Charleston shouldn’t have to choose between copious amounts of craft beer and beach days. But let’s be honest, growlers and beaches just don’t go. If you haven’t yet discovered salvation in the form of a crowler, you’re welcome.
A crowler is exactly what it sounds like — the lovechild of a growler and a can. Nestled classily between the 24 oz. tallboy and a Forty, a crowler is a 32-ounce can filled-to-order at your local brewery. It may be the next best thing in Charleston’s craft beer enjoyment.
“I’ve tried to dare a bunch of bachelor parties to shotgun one. I heard our youngest bartender — she’s around 22 — did one at a party, but I haven’t been able to confirm that,” says Mike Fielding of Low Tide Brewing, one of at least eight local breweries that are now pouring their pride and joy into these tallerboys. “We love our crowler machine.”
We all know the struggle that is remembering to bring your growler to fill. Suddenly you’re pondering, “Why do I have 19 of these things under my counter?” Not to mention cleaning it, the sneaky air and light that weasel their way in and marr your precious IPA, or the fact that you get a few days — tops — to enjoy it. Cans on the other hand are more portable, protect your beer from oxygen and light, and are easily disposable (read: recyclable). But is 12 ounces really going to cut it?
“Once Oskar Blues brought it [a crowler machine] to the market, it took off,” says Fielding, who’s gone through five pallets of 2,400 cans each since opening 18 months ago. That’s an average of 666 crowlers per month.
The crowler whirred onto the market in 2012 when Colorado brewery Oskar Blues partnered with the Ball Company, of hipster jar fame, and patented the first crowler machine. This beer canning device takes “can” and “growler” and portmanteus them into a bourgeoise bohemian dream. Now you can tote the craftiest beers on your hike, boat, or toke break without sacrificing any of those precious tasting notes.
“We’re able to control every part of the process, including how clean the can is, and put our own label on it,” says Rusty Bull’s Ben Mayer. “It’s basically the same process as when we’re filling kegs.”

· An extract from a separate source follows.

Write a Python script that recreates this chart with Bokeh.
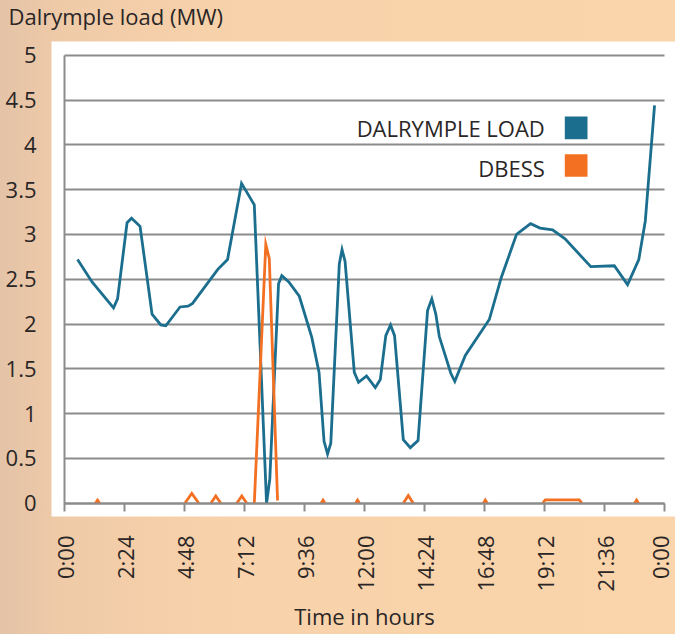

The device itself is a conversation piece in an industry that enjoys conversing about beer practically as much as drinking it. The CO2 tube hisses, the beer flows, and the steam-punkish, bartop canning device whirrs as cans go around and around like a maniacal, drunken merry-go-round. Out pops your crowler, daring you to take it on an adventure.
This is 2017 after all; there are men drinking rosé out of a can and Instagramming it.
“It just looks good,” says Mayer, “people take them all over — Alaska, New York, abroad — and tag us on social media. Nobody does that with a growler.”
You can now grab a crowler of your favorite craft brew from a whole slew breweries — including Edmund’s Oast, Frothy Beard, Rusty Bull, Cooper River, Low Tide, Holy City, and Two Blokes — and Instagram the shit out of it. Famulari’s Brew Pub will join the crew this fall, and there are whispers, though tentative, around Twisted Cypress Brewing. With a neat eight to 12-dollar price point, the crowler is here to stay.
“We probably sell 150 percent more crowlers than growlers,” says Fielding. Whether you chalk that up to the cool quotient or the fact that crowlers simply hold less, Charleston is catching on.
This holy grail has its downsides too, of course. “The initial instructions are real shit. However, the guy that builds them puts his cell phone on the website and you can call him up to talk you through anything,” says Low Tide’s Fielding. The labels go on crooked, noted Jamie Martin of Cooper River. Most importantly, this is not a cheap trend. Rusty Bull dropped $5,500 for the starter setup; Cooper River $6,000; Low Tide $6,500. But no brewery I talked to showed any regrets.
On the drinker’s end, being stuck with an open can sucks sometimes, and being stuck with an open 32-ounce can sucks triple. So, this March, the second company to piggyback on Ball’s invention, Dayton Systems Group, announced its next gamechanger: the resealable crowler. Rusty Bull is biting, but there’s no word yet on whether most Charleston breweries will hop on the update.
For now, enjoy the golden age of crowlers.
“The only downside that I’ve seen to crowlers is that there’s no way for distributor reps to take samples,” says Rusty Bull’s Mayer, “unless they’re 32-ounce samples.”